Danraj is such a wonderful person that people came from Jamaica, Atlanta, Colorado and many other far flung places to share the day with him.

Michele and family came from Colorado and we spent a great week together. I think we only quarreled once, a miracle indeed.

We took Madelyn to Central Park and  she really had a ball.  I had no idea it was so huge in the middle of Manhattan, 800 acres, the guide told us with everything brought in except the rocks!

Then we went lyming in Times Square  and thank heavens there were  no exhibitionists around this time.
 
The huge rocks are the only things which were not imported into Central Park
Actually, my  trip to 
New York this time challenged all the stereotypes that I had always had about that city since spending a few months there before escaping to Canada when we migrated many decades ago.

For the subways are now clean and I was alone at the bus stop at 10 pm one night and felt no fear. Then when I took the trolley at La Guardia and did  not have a metro card, the driver took me free. Then a young lady helped me with my suitcase without me even asking and a young man swiped his card to let me into the subway for $$2.00 when the fare is $2.50, when he saw I no metro card and there was no one selling there.

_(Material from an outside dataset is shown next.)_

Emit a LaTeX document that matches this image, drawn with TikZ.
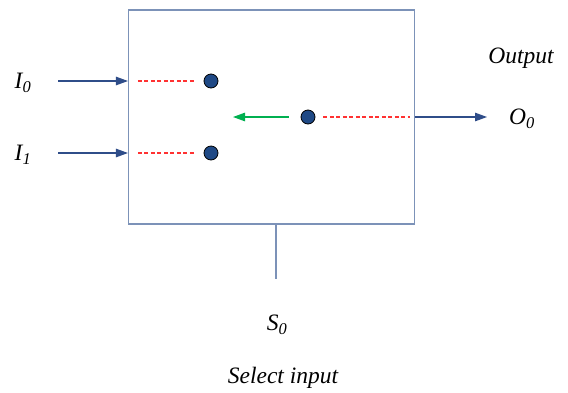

Hanging out in Times square
If someone had told me they had such pleasant experiences in New York I would have marveled.

The experience that knocked my breath away however was when we went to the beach ( ie. the cold, dirty Atlantic ocean which we went to visit, not to swim) in Stamford. Two young men were arguing nearby and using some M....F....and a man pointed to the baby and told them to stop using that language. Later as Michelle and I walked around, they came up and apologised for using that language near us! Absolutely amazing. 

Anyway I don't see myself going back up north for a long time as my grandson has now relocated near Tampa where he goes to university and I don't know of anyone else getting married or any other important function up that way soon.